*WHAT THE TASK REQUIRES*
Below, locate the line that contains "What seaborn and". Repeat exactly from that line to the line that contains "import pandas as pd", inclusive, leaving out the pictures.

*STORED ROWS*
▽

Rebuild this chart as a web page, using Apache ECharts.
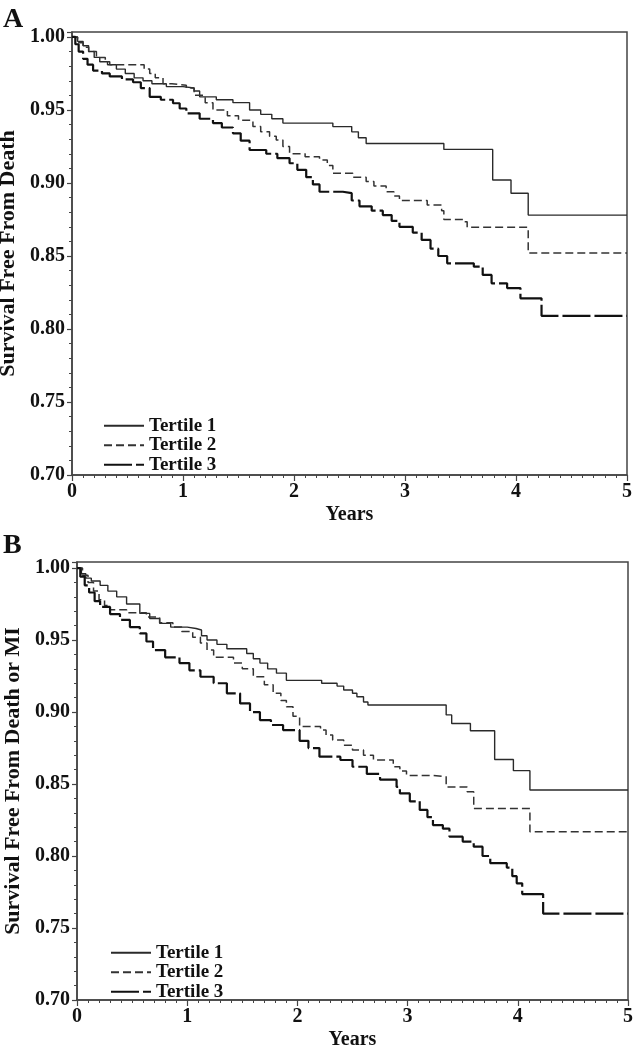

△
▽

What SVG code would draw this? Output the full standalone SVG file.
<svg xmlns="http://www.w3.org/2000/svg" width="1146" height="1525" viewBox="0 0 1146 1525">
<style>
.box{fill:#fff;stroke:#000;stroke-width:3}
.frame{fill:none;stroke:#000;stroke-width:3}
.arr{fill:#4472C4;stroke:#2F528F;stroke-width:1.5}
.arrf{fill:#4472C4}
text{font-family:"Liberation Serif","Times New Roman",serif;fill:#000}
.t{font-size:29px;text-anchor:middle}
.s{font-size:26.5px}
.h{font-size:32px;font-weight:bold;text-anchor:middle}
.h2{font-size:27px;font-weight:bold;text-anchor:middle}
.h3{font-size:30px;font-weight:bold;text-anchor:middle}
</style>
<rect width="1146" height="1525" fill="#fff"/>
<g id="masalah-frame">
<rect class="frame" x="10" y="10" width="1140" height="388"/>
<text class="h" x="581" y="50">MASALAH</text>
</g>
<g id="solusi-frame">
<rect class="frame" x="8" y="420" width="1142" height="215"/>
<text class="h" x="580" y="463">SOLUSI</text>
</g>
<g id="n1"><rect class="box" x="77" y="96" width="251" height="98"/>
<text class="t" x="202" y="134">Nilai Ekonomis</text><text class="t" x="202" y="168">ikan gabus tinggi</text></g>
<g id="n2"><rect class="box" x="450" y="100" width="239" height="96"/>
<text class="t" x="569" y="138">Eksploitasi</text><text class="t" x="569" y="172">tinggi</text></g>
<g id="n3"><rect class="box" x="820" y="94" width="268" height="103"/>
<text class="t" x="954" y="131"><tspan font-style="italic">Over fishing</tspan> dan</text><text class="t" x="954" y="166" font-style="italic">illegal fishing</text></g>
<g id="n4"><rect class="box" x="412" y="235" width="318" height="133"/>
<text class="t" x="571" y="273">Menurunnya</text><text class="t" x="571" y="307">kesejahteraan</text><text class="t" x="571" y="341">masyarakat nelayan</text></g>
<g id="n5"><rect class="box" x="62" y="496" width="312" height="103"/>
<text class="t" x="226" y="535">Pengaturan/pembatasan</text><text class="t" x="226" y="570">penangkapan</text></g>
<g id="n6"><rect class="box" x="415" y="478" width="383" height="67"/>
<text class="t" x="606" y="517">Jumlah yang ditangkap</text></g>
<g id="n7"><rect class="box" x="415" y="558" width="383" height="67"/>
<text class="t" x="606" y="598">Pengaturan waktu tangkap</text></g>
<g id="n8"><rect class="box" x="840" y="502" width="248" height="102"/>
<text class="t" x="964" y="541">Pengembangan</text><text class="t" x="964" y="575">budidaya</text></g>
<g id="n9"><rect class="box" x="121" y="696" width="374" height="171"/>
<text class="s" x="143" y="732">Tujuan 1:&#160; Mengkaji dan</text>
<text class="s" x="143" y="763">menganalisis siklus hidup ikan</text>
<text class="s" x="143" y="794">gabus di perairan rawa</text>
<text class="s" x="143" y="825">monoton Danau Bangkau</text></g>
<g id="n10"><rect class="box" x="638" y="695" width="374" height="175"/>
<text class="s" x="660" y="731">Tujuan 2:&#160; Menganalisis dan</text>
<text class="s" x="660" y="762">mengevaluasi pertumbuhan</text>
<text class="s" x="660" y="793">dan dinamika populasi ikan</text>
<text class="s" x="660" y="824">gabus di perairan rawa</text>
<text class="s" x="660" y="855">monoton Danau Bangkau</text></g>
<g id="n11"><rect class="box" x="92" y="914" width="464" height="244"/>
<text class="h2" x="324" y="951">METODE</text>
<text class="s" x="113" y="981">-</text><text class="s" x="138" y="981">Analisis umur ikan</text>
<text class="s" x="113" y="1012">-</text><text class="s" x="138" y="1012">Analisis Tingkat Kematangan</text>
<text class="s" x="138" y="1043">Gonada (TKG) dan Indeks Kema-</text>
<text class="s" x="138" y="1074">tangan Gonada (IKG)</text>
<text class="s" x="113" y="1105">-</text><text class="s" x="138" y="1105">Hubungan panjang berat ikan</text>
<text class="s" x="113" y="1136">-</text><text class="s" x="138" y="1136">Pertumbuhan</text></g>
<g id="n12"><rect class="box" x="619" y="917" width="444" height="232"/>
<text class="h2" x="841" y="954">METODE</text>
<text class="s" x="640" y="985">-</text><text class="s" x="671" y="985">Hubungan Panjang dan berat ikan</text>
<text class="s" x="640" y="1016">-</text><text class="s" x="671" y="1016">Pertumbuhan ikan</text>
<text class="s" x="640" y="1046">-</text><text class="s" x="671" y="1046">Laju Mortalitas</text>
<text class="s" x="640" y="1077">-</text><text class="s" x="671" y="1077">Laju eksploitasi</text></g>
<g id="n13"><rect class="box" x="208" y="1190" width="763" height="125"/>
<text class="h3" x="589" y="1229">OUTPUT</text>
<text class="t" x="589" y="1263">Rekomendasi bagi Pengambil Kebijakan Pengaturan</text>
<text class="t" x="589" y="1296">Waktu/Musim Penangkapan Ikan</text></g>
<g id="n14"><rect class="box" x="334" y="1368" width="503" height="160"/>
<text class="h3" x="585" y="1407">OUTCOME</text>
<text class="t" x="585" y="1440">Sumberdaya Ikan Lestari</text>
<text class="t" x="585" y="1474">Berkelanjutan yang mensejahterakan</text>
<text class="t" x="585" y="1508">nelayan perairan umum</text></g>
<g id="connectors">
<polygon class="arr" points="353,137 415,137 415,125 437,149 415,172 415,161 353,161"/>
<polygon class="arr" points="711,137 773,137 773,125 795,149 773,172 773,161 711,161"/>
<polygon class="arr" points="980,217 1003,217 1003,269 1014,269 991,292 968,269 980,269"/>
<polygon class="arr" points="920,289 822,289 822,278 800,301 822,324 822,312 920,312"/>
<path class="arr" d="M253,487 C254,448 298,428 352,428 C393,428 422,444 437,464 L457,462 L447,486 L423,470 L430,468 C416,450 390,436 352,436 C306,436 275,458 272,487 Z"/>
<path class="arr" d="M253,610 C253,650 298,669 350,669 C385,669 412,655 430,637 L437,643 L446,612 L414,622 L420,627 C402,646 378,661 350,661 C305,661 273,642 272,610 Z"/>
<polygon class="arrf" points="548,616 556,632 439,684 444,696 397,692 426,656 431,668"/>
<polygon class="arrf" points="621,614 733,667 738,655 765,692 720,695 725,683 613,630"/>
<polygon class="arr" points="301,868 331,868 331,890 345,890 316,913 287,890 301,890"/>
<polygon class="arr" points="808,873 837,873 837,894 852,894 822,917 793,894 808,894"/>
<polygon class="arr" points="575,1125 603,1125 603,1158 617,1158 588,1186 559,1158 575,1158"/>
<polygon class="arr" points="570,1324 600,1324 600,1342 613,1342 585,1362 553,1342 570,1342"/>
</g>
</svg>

△
▽

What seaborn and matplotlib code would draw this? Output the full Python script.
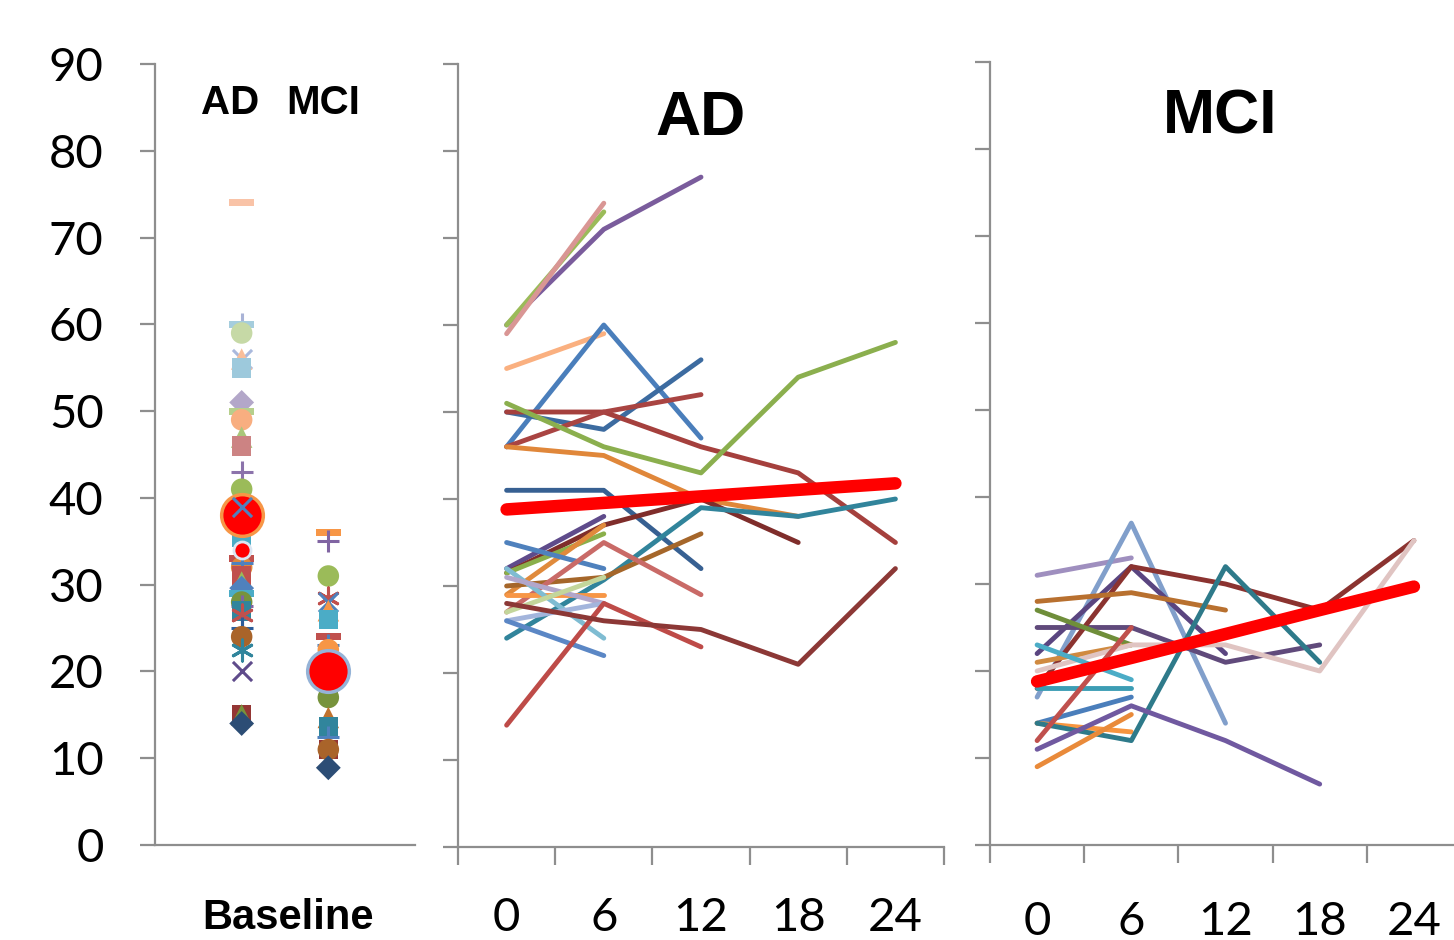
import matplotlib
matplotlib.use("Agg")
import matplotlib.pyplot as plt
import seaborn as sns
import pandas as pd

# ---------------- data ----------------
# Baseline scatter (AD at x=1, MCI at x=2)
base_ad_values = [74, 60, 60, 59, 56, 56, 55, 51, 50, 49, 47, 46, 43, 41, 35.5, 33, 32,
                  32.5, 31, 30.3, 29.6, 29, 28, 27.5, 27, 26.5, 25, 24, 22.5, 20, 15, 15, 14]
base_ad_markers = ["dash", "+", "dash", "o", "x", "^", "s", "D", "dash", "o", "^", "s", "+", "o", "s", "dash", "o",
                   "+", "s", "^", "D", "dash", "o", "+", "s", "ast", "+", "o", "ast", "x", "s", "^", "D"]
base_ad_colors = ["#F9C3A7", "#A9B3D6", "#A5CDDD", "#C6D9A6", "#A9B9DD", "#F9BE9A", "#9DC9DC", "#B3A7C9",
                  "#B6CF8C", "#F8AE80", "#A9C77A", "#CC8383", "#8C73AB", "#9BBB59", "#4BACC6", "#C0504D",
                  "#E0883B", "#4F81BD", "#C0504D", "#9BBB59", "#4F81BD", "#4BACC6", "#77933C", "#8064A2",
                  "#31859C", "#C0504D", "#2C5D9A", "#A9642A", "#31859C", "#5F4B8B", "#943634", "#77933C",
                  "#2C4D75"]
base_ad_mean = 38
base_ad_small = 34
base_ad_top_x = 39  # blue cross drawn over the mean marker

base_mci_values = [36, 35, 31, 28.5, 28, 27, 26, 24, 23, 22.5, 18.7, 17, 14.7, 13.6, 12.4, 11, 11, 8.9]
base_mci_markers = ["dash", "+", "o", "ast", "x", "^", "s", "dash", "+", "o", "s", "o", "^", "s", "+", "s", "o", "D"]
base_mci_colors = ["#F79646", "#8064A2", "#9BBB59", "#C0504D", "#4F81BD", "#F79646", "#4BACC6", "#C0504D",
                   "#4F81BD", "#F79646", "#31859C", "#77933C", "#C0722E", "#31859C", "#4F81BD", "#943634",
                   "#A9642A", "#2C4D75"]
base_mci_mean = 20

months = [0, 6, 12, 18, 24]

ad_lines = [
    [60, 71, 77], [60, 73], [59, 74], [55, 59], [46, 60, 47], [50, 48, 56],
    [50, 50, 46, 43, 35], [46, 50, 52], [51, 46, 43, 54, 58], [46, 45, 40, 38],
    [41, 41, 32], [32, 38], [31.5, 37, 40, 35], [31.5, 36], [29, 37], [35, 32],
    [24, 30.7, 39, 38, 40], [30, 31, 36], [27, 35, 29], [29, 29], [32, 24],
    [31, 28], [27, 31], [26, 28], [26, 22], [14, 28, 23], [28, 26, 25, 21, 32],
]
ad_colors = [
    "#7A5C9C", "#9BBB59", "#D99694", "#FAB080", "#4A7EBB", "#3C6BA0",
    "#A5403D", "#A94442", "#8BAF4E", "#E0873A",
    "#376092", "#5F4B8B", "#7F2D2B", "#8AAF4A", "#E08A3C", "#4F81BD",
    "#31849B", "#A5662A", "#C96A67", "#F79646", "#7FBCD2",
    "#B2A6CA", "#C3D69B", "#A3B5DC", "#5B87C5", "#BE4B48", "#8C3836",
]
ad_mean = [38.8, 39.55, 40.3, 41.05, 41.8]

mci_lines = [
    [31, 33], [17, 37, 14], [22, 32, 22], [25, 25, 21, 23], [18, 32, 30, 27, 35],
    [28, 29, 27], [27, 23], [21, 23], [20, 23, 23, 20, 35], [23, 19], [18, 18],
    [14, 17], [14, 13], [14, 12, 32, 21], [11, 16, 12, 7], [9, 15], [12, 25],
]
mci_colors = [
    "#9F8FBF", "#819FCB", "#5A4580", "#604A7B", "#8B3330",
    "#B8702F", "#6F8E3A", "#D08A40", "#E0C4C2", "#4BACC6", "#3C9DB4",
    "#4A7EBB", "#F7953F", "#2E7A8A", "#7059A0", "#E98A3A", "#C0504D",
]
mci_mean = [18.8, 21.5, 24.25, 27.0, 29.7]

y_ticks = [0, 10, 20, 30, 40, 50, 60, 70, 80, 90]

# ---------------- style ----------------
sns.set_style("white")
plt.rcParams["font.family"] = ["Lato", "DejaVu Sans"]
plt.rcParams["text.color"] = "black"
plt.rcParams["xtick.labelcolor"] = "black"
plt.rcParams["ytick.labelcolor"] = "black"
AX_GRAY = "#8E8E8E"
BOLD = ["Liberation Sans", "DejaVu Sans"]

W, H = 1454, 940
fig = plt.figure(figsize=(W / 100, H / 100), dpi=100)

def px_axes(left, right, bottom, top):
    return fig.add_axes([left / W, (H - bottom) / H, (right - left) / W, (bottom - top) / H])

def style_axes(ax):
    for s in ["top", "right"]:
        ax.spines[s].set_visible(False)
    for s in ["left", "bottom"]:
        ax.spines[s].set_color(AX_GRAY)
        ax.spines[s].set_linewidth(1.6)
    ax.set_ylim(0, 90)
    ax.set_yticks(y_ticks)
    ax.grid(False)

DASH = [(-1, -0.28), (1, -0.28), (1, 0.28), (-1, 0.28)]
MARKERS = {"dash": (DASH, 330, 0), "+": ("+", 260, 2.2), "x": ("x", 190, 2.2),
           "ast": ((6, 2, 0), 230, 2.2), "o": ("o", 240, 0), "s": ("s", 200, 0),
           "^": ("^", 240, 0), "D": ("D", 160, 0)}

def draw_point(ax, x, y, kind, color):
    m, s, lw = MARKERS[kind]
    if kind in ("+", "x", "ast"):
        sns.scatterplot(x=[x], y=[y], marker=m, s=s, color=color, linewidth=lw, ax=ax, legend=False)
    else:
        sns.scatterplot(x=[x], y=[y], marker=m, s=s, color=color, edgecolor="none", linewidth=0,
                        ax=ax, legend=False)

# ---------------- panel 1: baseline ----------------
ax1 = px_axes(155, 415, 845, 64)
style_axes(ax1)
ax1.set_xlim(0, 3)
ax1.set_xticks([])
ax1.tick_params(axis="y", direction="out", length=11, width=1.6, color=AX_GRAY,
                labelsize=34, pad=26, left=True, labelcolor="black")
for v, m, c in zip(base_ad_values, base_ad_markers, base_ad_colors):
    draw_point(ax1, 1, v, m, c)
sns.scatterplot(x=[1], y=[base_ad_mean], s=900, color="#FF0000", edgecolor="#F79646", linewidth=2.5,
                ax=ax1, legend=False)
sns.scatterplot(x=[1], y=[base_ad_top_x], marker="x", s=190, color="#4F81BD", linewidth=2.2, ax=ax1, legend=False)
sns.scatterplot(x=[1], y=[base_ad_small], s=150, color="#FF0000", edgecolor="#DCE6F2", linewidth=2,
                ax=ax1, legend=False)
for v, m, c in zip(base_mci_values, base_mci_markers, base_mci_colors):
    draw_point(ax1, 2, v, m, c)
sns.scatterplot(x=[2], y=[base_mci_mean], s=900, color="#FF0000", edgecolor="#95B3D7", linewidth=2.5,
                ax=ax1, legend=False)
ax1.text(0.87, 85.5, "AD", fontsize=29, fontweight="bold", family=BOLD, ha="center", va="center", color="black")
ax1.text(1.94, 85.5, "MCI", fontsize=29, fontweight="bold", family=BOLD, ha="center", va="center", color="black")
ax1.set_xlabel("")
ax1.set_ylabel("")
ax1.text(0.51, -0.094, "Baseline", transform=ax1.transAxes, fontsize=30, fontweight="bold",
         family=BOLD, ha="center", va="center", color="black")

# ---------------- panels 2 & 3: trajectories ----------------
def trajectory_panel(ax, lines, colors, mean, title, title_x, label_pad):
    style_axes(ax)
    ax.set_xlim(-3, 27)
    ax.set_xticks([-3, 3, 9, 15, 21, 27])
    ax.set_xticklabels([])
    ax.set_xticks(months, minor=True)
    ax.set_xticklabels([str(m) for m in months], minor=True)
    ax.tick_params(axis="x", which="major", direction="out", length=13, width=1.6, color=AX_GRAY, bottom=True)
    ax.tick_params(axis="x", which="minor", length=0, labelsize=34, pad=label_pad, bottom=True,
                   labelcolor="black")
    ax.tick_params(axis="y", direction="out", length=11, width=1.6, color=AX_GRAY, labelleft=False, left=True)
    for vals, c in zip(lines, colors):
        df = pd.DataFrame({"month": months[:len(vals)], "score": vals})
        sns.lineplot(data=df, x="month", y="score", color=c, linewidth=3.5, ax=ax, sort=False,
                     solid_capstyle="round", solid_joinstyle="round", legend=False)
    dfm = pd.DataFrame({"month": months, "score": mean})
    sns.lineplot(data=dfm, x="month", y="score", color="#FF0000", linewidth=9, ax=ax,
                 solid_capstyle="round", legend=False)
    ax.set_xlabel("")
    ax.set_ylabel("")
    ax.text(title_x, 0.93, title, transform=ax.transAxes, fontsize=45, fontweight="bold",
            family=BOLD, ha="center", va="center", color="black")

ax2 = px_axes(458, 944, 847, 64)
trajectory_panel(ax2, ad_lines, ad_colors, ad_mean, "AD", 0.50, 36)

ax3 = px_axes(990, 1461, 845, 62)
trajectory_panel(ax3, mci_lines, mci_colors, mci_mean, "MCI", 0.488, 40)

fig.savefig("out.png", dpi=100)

△

*REPLY*
What seaborn and matplotlib code would draw this? Output the full Python script.
import matplotlib
matplotlib.use("Agg")
import matplotlib.pyplot as plt
import seaborn as sns
import pandas as pd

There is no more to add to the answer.